Sat May 02, 2015 3:21 am

sakumar wrote:Is there a cost advantage to installing the Powerwall?
At a more basic level: What problem does Powerwall solve?

The only obvious one that I can see is it provides a way for Tesla to sell more automotive battery packs so that he can try to fill his Gigafactory.

But I don't think a battery pack (originally) engineered for an automobile makes a good wall hanging. I have to wonder if these are already in use today for remote supercharger stations. That application has high value for Tesla and makes a decent amount of sense, but I don't see the same value for hom use.

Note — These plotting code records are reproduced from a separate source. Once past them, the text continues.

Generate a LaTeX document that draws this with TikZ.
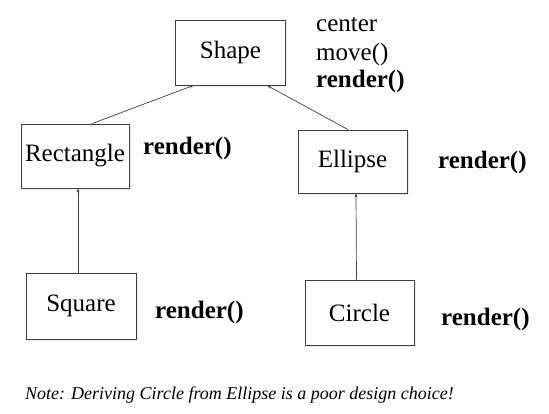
\documentclass[tikz,border=0pt]{standalone}
\usepackage{fontspec}
\setmainfont{Liberation Serif}
\usetikzlibrary{arrows.meta,shadows}
\begin{document}
\begin{tikzpicture}[x=1pt,y=-1pt,
    classbox/.style={draw=black!75, line width=0.8pt, fill=white, inner sep=0pt,
      drop shadow={opacity=0.15, shadow xshift=1.5pt, shadow yshift=-1.5pt}},
    method/.style={anchor=west, inner sep=0pt, font=\fontsize{25}{28}\selectfont\bfseries},
    inherit/.style={draw=black!75, line width=0.7pt, -{Stealth[length=4pt,width=3pt]}}]
    % Define colors
    \definecolor{bgcolor}{RGB}{254,254,254}

    % Draw background
    \fill[bgcolor] (0,0) rectangle (549,413);
    \useasboundingbox (0,0) rectangle (549,413);

    % Draw classes
    \node[classbox, minimum width=110pt, minimum height=65pt, font=\fontsize{25}{28}\selectfont] (shape) at (230.5,52.5) {Shape};
    \node[classbox, minimum width=108pt, minimum height=64pt, font=\fontsize{25}{28}\selectfont] (rect) at (75,156) {Rectangle};
    \node[classbox, minimum width=109pt, minimum height=63pt, font=\fontsize{25}{28}\selectfont] (ellipse) at (352.5,161.5) {Ellipse};
    \node[classbox, minimum width=110pt, minimum height=66pt, font=\fontsize{25}{28}\selectfont] (square) at (81,306) {Square};
    \node[classbox, minimum width=109pt, minimum height=65pt, font=\fontsize{25}{28}\selectfont] (circle) at (359.5,312.5) {Circle};

    % Label members
    \node[method, font=\fontsize{25}{28}\selectfont] (center) at (316,25) {center};
    \node[method, font=\fontsize{25}{28}\selectfont] (move) at (316,54) {move()};
    \node[method] (shaperender) at (316,81) {render()};
    \node[method] (rectrender) at (143,148) {render()};
    \node[method] (ellipserender) at (438,162) {render()};
    \node[method] (squarerender) at (155,312) {render()};
    \node[method] (circlerender) at (441,319) {render()};

    % Draw inheritance arrows
    \draw[inherit] ([xshift=17pt]rect.north) -- ([xshift=-37pt]shape.south);
    \draw[inherit] ([xshift=-4.5pt]ellipse.north) -- ([xshift=36.5pt]shape.south);
    \draw[inherit] ([xshift=-3pt]square.north) -- ([xshift=3pt]rect.south);
    \draw[inherit] ([xshift=-3pt]circle.north) -- ([xshift=3.5pt]ellipse.south);

    % Note
    \node[anchor=west, inner sep=0pt, font=\fontsize{18}{20}\selectfont\itshape] (note) at (25,395) {Note: Deriving Circle from Ellipse is a poor design choice!};
\end{tikzpicture}
\end{document}
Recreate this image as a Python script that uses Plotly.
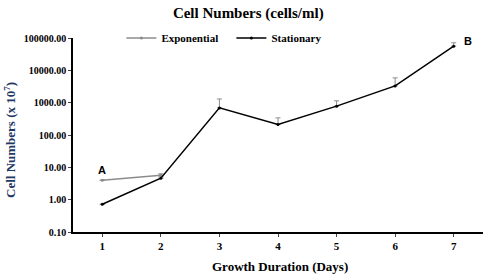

Even ignoring the hazards mentioned, this thing will simply waste power if hung outdoors on an outside wall in a hot climate.

So, what is the main application?
- Backup generator replacement?
- Off-grid PV?
- Grid-tied PV with backup?
- TOU shifting?

Of all of those, only TOU shifting seems to provide a way for the unit to try to pay for itself. But at a 2kW power rating, you would need a bunch of these for most homes with central air conditioning. But it needs an inverter to have any use. I agree that Solar City will be involved if there are PV applications here.

Frankly, I think Enphase is more on track with their AC Battery. It's small enough and cheap enough for people to experiment with it while still being scalable to large applications.